Retired Life in Cuenca is Better Than I Ever Imagined

“What’s a typical day in Cuenca like for you, now that you’ve retired?” It’s a question I often get asked.

All I can say is that just about every respect of retired life in Cuenca is better than I could have imagined.

Needless to say, I get up when I feel like it. Morning always begins with a cup of coffee on my terrace, enjoying the view of Cuenca’s el centro and the array of colors of all my plants. I have no idea what kind most of them are, with the exception of my orange and lemon trees, but they look great. I know absolutely nothing about horticulture, but have managed to keep all of them alive with a little water and occasional fertilizer. And I’ve found that my favorite plant nursery in Cuenca is up the mountain in the Racar area, where plants can be bought for $1 or $1.50 each.

After my coffee I usually head into town. From my apartment it’s an easy walk…I go to the bank, do some errands, or just have an espresso, usually at Goza Cafe on Calle Larga, a popular hangout for expats and Cuencanos alike.

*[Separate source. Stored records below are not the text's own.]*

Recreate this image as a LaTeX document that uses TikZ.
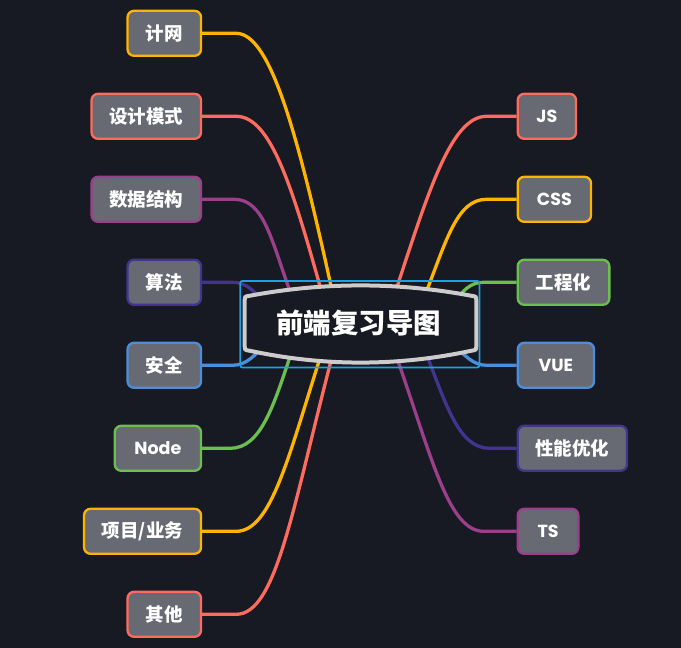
\documentclass[tikz,border=0pt]{standalone}
\usepackage{fontspec}
\setmainfont{Poppins}
\newfontfamily\cjk{Noto Sans CJK SC}
\definecolor{bg}{HTML}{171923}
\definecolor{cYel}{HTML}{FFB400}
\definecolor{cRed}{HTML}{FF6B5C}
\definecolor{cPur}{HTML}{9A3F8A}
\definecolor{cInd}{HTML}{43358F}
\definecolor{cBlu}{HTML}{4A8FDB}
\definecolor{cGrn}{HTML}{6BBF4F}
\definecolor{leafFill}{HTML}{686A73}
\definecolor{rootBorder}{HTML}{CCCCCC}
\definecolor{selBlue}{HTML}{1E9FE6}
\tikzset{
  leaf/.style={rectangle, rounded corners=6.5pt, line width=2.3pt, fill=leafFill,
    minimum height=45pt, inner xsep=0pt, inner ysep=0pt, text=white,
    font=\bfseries\fontsize{17.5}{20}\selectfont},
  lleaf/.style={leaf, anchor=east},
  rleaf/.style={leaf, anchor=west},
  conn/.style={line width=3.3pt},
  cjkleaf/.style={font=\cjk\bfseries\fontsize{18.5}{21}\selectfont},
}
\begin{document}
\begin{tikzpicture}[x=1pt,y=-1pt]
\fill[bg] (0,0) rectangle (681,648);
% left leaves
\node[lleaf, cjkleaf, draw=cYel, minimum width=73.5pt] (jiwang) at (202.2,33.3) {计网};
\node[lleaf, cjkleaf, draw=cRed, minimum width=109.5pt] (sheji) at (202.2,116.3) {设计模式};
\node[lleaf, cjkleaf, draw=cPur, minimum width=109.5pt] (shuju) at (202.2,199.3) {数据结构};
\node[lleaf, cjkleaf, draw=cInd, minimum width=73.5pt] (suanfa) at (202.2,282.3) {算法};
\node[lleaf, cjkleaf, draw=cBlu, minimum width=73.5pt] (anquan) at (202.2,365.3) {安全};
\node[lleaf, draw=cGrn, minimum width=86.3pt] (nodejs) at (202.2,448.3) {Node};
\node[lleaf, cjkleaf, draw=cYel, minimum width=117pt] (xiangmu) at (202.2,531.3) {项目/业务};
\node[lleaf, cjkleaf, draw=cRed, minimum width=73.5pt] (qita) at (202.2,614.3) {其他};
% right leaves
\node[rleaf, draw=cRed, minimum width=58.3pt] (js) at (516.6,116.3) {JS};
\node[rleaf, draw=cYel, minimum width=73.3pt] (css) at (516.6,199.3) {CSS};
\node[rleaf, cjkleaf, draw=cGrn, minimum width=91.6pt] (gch) at (516.6,282.3) {工程化};
\node[rleaf, draw=cBlu, minimum width=76.3pt] (vue) at (516.6,365.3) {VUE};
\node[rleaf, cjkleaf, draw=cInd, minimum width=109.3pt] (xn) at (516.6,448.3) {性能优化};
\node[rleaf, draw=cPur, minimum width=60.6pt] (ts) at (516.6,531.3) {TS};
% entry points under the root
\coordinate (s1) at (333,295);
\coordinate (s2) at (322.5,295);
\coordinate (s3) at (292,297);
\coordinate (s4) at (268,306);
\coordinate (s5) at (268,341);
\coordinate (s6) at (291,353.7);
\coordinate (s7) at (321,355);
\coordinate (s8) at (332,357);
\coordinate (r1) at (395.7,291);
\coordinate (r2) at (424.4,296.7);
\coordinate (r3) at (452,305);
\coordinate (r4) at (452,343);
\coordinate (r5) at (426.9,355.3);
\coordinate (r6) at (397.2,358.7);
% connectors
\draw[conn, cYel] (jiwang.east) -- ++(34,0) .. controls +(35,0) and +(-34.3,-156.3) .. (s1);
\draw[conn, cRed] (sheji.east) -- ++(34,0) .. controls +(35,0) and +(-29.7,-105.9) .. (s2);
\draw[conn, cPur] (shuju.east) -- ++(32,0) .. controls +(30,0) and +(-20.6,-56.3) .. (s3);
\draw[conn, cInd] (suanfa.east) -- ++(30,0) .. controls +(15,0) and +(-13,-14) .. (s4);
\draw[conn, cBlu] (anquan.east) -- ++(30,0) .. controls +(15,0) and +(-13,14) .. (s5);
\draw[conn, cGrn] (nodejs.east) -- ++(28,0) .. controls +(30,0) and +(-18,54.1) .. (s6);
\draw[conn, cYel] (xiangmu.east) -- ++(34,0) .. controls +(35,0) and +(-32.7,101.9) .. (s7);
\draw[conn, cRed] (qita.east) -- ++(34,0) .. controls +(40,0) and +(-39.6,152) .. (s8);
\draw[conn, cRed] (js.west) -- ++(-30,0) .. controls +(-35,0) and +(33.4,-101.7) .. (r1);
\draw[conn, cYel] (css.west) -- ++(-30,0) .. controls +(-30,0) and +(22,-55.8) .. (r2);
\draw[conn, cGrn] (gch.west) -- ++(-33,0) .. controls +(-13,0) and +(11,-15) .. (r3);
\draw[conn, cBlu] (vue.west) -- ++(-30,0) .. controls +(-13,0) and +(13,13) .. (r4);
\draw[conn, cInd] (xn.west) -- ++(-27,0) .. controls +(-30,0) and +(20.1,52.2) .. (r5);
\draw[conn, cPur] (ts.west) -- ++(-33,0) .. controls +(-35,0) and +(34.7,99.1) .. (r6);
% selection frame
\draw[selBlue, line width=1.7pt, rounded corners=2pt] (240.2,281) rectangle (479.4,367.4);
% root shape
\draw[rootBorder, line width=4pt, fill=bg]
  (244.7,304) -- (244.7,301) .. controls (244.7,296.5) .. (250,295.7)
  .. controls (323.7,282) and (397.3,282) .. (471,295.7)
  .. controls (476.3,296.5) .. (476.3,301) -- (476.3,345)
  .. controls (476.3,350) .. (471,350.8)
  .. controls (397.3,366.5) and (323.7,366.5) .. (250,350.8)
  .. controls (244.7,350) .. (244.7,345) -- cycle;
\node[text=white, font=\cjk\bfseries\fontsize{27.5}{30}\selectfont] (root) at (358.5,323) {前端复习导图};
\end{tikzpicture}
\end{document}
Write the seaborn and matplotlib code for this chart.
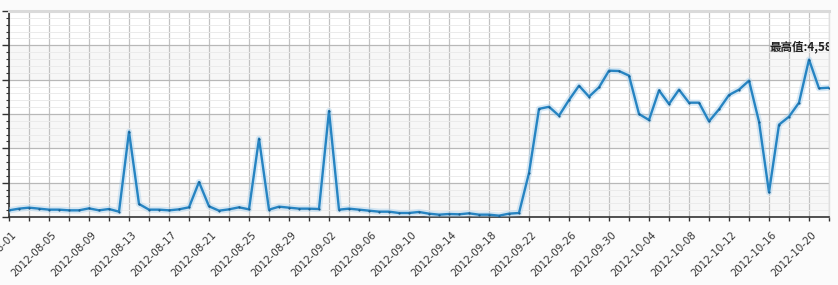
import numpy as np
import pandas as pd
import matplotlib
matplotlib.use("Agg")
import matplotlib.pyplot as plt
import matplotlib.transforms as mtransforms
from matplotlib.ticker import MultipleLocator, NullFormatter
import seaborn as sns

# ---- data ----
start_date = "2012-08-01"
end_date = "2012-10-22"
values = [
    194, 243, 272, 243, 214, 214, 194, 194, 252, 194,
    233, 155, 2485, 379, 214, 214, 194, 223, 282, 1019,
    311, 184, 223, 282, 223, 2282, 214, 301, 272, 243,
    243, 233, 3087, 214, 243, 214, 184, 155, 155, 117,
    117, 146, 97, 68, 87, 78, 107, 68, 68, 39,
    97, 117, 1282, 3150, 3210, 2951, 3408, 3825, 3505, 3777,
    4262, 4252, 4117, 3000, 2825, 3689, 3291, 3709, 3330, 3330,
    2786, 3136, 3553, 3709, 3971, 2777, 718, 2689, 2922, 3330,
    4585, 3748, 3767,
]
peak_label = "最高值:4,585"
y_max = 6000
y_major = 1000
y_minor = 200

dates = pd.date_range(start_date, end_date, freq="D")
df = pd.DataFrame({"date": dates, "value": values})

sns.set_theme(style="white")
plt.rcParams["font.family"] = ["DejaVu Sans"]

W, H = 838, 285
fig = plt.figure(figsize=(W / 100, H / 100), dpi=100)
fig.patch.set_facecolor("#fbfbfb")

ax = fig.add_axes([9 / W, 1 - 217 / H, (829 - 9) / W, (217 - 11) / H])
ax.set_facecolor("white")

# alternating bands
for lo in range(0, y_max, 2 * y_major):
    ax.axhspan(lo, lo + y_major, color="#f7f7f7", zorder=0, lw=0)

# glow + line
sns.lineplot(data=df, x="date", y="value", ax=ax, color="#a8d0ec",
             lw=4.5, alpha=0.45, zorder=3)
sns.lineplot(data=df, x="date", y="value", ax=ax, color="#2684c2",
             lw=1.7, zorder=4, marker="o", markersize=1.6,
             markerfacecolor="#1c5f8e", markeredgewidth=0)

ax.set_xlim(dates[0], dates[-1])
ax.set_ylim(0, y_max)
ax.set_xlabel("")
ax.set_ylabel("")

# y axis
ax.yaxis.set_major_locator(MultipleLocator(y_major))
ax.yaxis.set_minor_locator(MultipleLocator(y_minor))
ax.yaxis.set_major_formatter(NullFormatter())
ax.tick_params(axis="y", which="major", left=True, length=5, width=1, color="#333333")
ax.tick_params(axis="y", which="minor", left=True, length=2.5, width=0.8, color="#333333")

# x axis
tick_dates = dates[::2]
ax.set_xticks(tick_dates)
ax.set_xticklabels([d.strftime("%Y-%m-%d") if i % 2 == 0 else "" for i, d in enumerate(tick_dates)],
                   rotation=45, ha="right", va="top", rotation_mode="anchor", fontsize=7.4,
                   color="#333333")
ax.tick_params(axis="x", which="major", bottom=True, length=3, width=1, color="#333333", pad=6)
shift = mtransforms.ScaledTranslation(2.5 / 100, 0, fig.dpi_scale_trans)
for lab in ax.get_xticklabels():
    lab.set_transform(lab.get_transform() + shift)

# grids
ax.grid(axis="x", which="major", color="#c2c2c2", lw=0.9, zorder=1)
ax.grid(axis="y", which="major", color="#b8b8b8", lw=0.9, zorder=1)
ax.grid(axis="y", which="minor", color="#ebebeb", lw=0.7, zorder=1)
ax.set_axisbelow(True)

for s in ["left", "bottom"]:
    ax.spines[s].set_color("#333333")
    ax.spines[s].set_linewidth(1.2)
ax.spines["top"].set_color("#dadada")
ax.spines["top"].set_linewidth(2.2)
ax.spines["right"].set_color("#e0e0e0")
ax.spines["right"].set_linewidth(1)

# peak annotation (clipped by the plot edge, as in the original)
pk = int(np.argmax(values))
ax.annotate(peak_label, xy=(dates[pk], values[pk]), xytext=(-28.5, 9.5),
            textcoords="offset points", ha="left", va="center",
            fontsize=8.3, fontweight="bold", color="#222222",
            family=["Noto Sans CJK SC", "DejaVu Sans"], annotation_clip=False,
            clip_on=True, zorder=6)

fig.savefig("out.png", dpi=100, facecolor=fig.get_facecolor())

With their outdoor seating, it’s a great place to watch the residents of Cuenca go by, children hand-in-hand with their parents and siblings, sometimes checking out the “gringos” as they pass by, always with big smiles.

Cuenca, Ecuador
At the Mercado, a pound of strawberries, a couple of avocados, some red onions, and a pineapple usually costs about $5 or $6.

I will then head up the street to Mercado 12 de Agosto, where you’ll find an amazing array of fresh fruits and vegetables, as well as meats, poultry, and seafood. This is also a great spot for almuerzo (lunch). Chancho (pork) is a popular option, served with rice and choclo (white corn). It is tasty, filling, and best of all, very inexpensive…usually $3 or less.

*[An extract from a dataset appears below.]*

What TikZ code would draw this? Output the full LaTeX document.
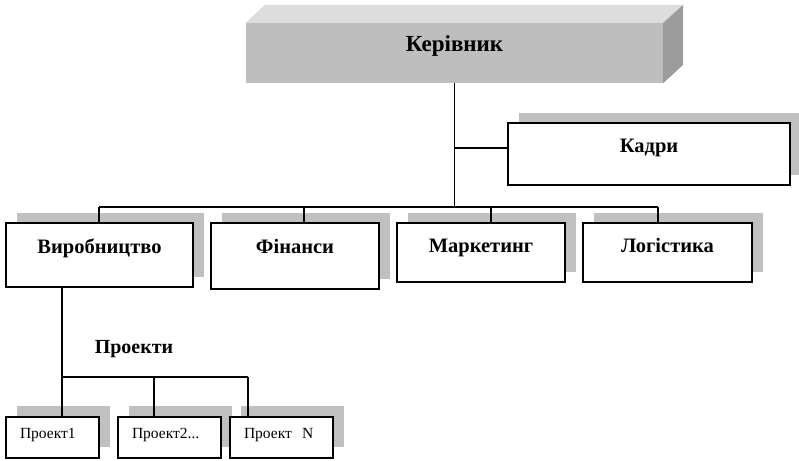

I have my “regular lady” at the Mercado, from whom I buy my produce. Recently, after I had been on vacation, I stopped in to see her and with her hands on her hips, she demanded “Where have you been?” A pound of strawberries, a couple of avocados, some red onions, and a pineapple usually cost me about $5 or $6.

For me, being involved with the community is the best, and most important, part of living in Cuenca. I work as a photographer and often take photos (free of charge) for the Cuenca Symphony Orchestra. Doing that has some great benefits; just the other day I went on yet another road trip with them to a small town called Jima (about 30 miles from Cuenca) for a special concert celebrating the anniversary of the town being named a heritage site. I had the opportunity to meet and interact with many of the local residents…all of whom were friendly and welcoming. The local church was the venue for the concert and it was packed with families enjoying the music, both classical and Ecuadorian.

There is much more to do in Cuenca. Even as I approach four years here, I still love to visit the museums, with their ever-changing presentations and wander around the Pumapungo ruins. These are located behind the Museo Banco Central and, in addition to Incan ruins, offers beautiful gardens (where I have shot photos for a few weddings), an aviary, and some grazing llamas. It is a peaceful place to bring a book and relax.

My biggest suggestion to anyone coming here is to start learning some Spanish. Not only does it show respect for the local people, but it can be of immeasurable help in many basic areas, like asking prices or directions. I have become fairly fluent as a result of spending most of my time with my Cuencano friends.

So, come and visit…discover all that Cuenca has to offer…the beautiful architecture, delicious and affordable food, and the nicest and kindest people you could ever meet.